We had a casual outdoor girls night on the farm a few weeks ago and it was more needed than I could have ever realized. We popped open a couple bottles of wine that Pomelo Wines sent to me for sampling and I made a very simple dish of marinated tomatoes and a peach and plum galette from produce my neighbor dropped off.
These are the event’s I’ve truly dreamed about since moving out here and starting the garden. Inviting friends over to enjoy, relax and eat straight from the garden.
When having guests over I do not like to be stuck in the kitchen the entire time so anything that can be made ahead and served at room temperature is best. And oh, I cheated with making this galette. I used store bought crust. By doing that this came together in a matter of minutes.
You can really substitute any fruit for this recipe. I’ve made it with blueberries, raspberries and pears. Just make sure your fruit ratios are the same.
Here is what you need.
1 pre made pie crust. I use Pillsbury
2 tsp cornstarch
1 tsp lime zest and juice from one lime
1 tsp salt
1/3 cup of sugar
1/2 lb peeled and sliced peaches
1 lb peeled and sliced plums
1 tsp vanilla extract
1 tbsp heavy whipping cream (plus more if you are going to make whipped cream)
- Preheat oven to 400 degrees. In a bowl mix together all of the ingredients Except the heavy cream and pie crust.
- Lay the crust on a parchment lined baking sheet and scoop the filling into the center of the pie crust. I used a strainer spoon to remove excess liquid.

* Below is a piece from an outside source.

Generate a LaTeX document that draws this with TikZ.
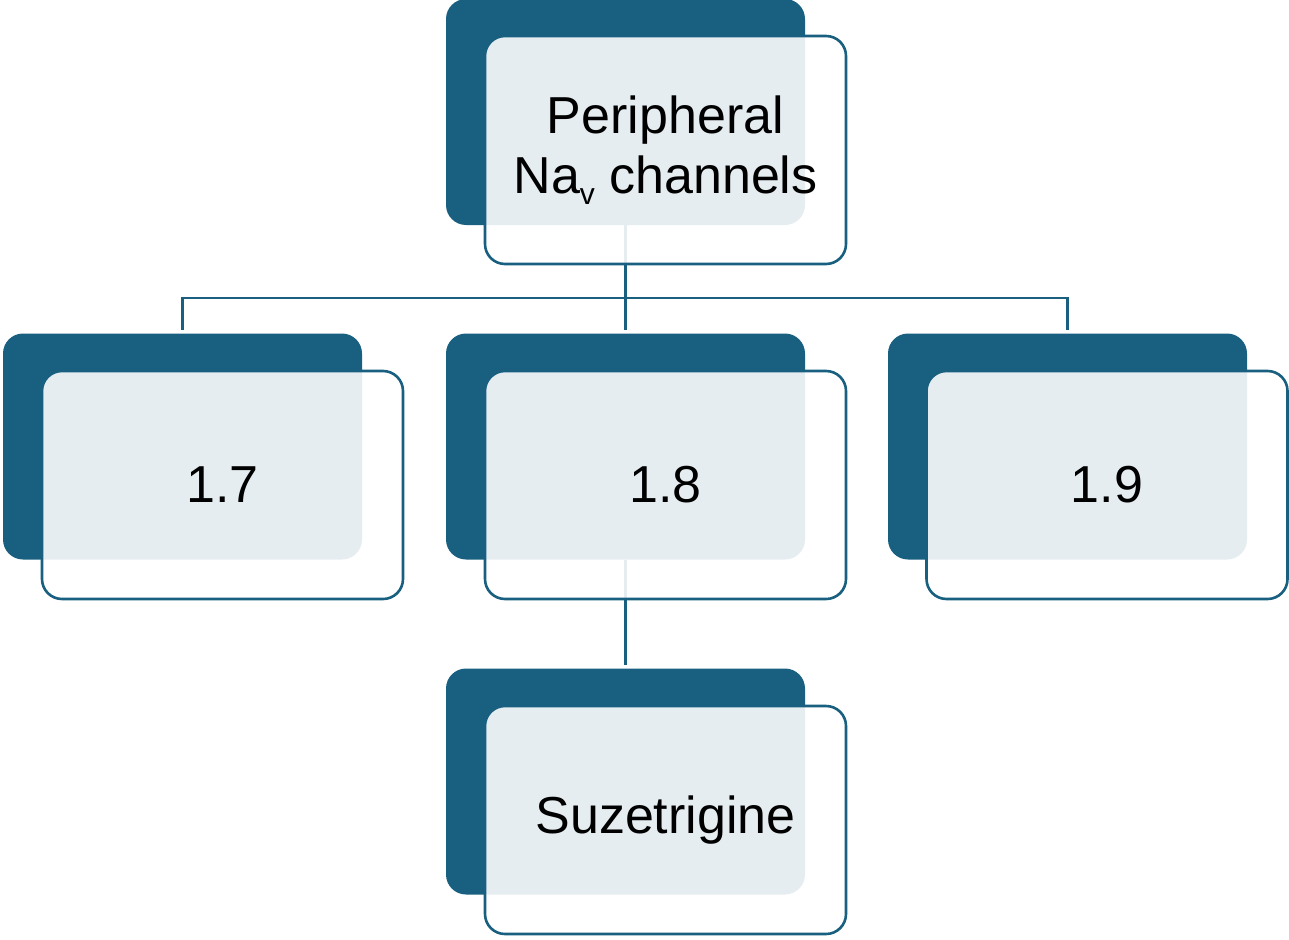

- Pinch and fold the sides of the pie dough up and around the sides. “Glue” with the heavy whipping cream so it stays together. If you have extra sugar sprinkle around the top.
- Bake in oven at 400 degrees and reduce heat to 375 when you place the galette in the oven. Bake about 40 minutes or until the dough turns golden brown. Let sit and cool at least 2 hours. If the juices escape the dough let set completely then scoop or plate the galette leaving the excess behind.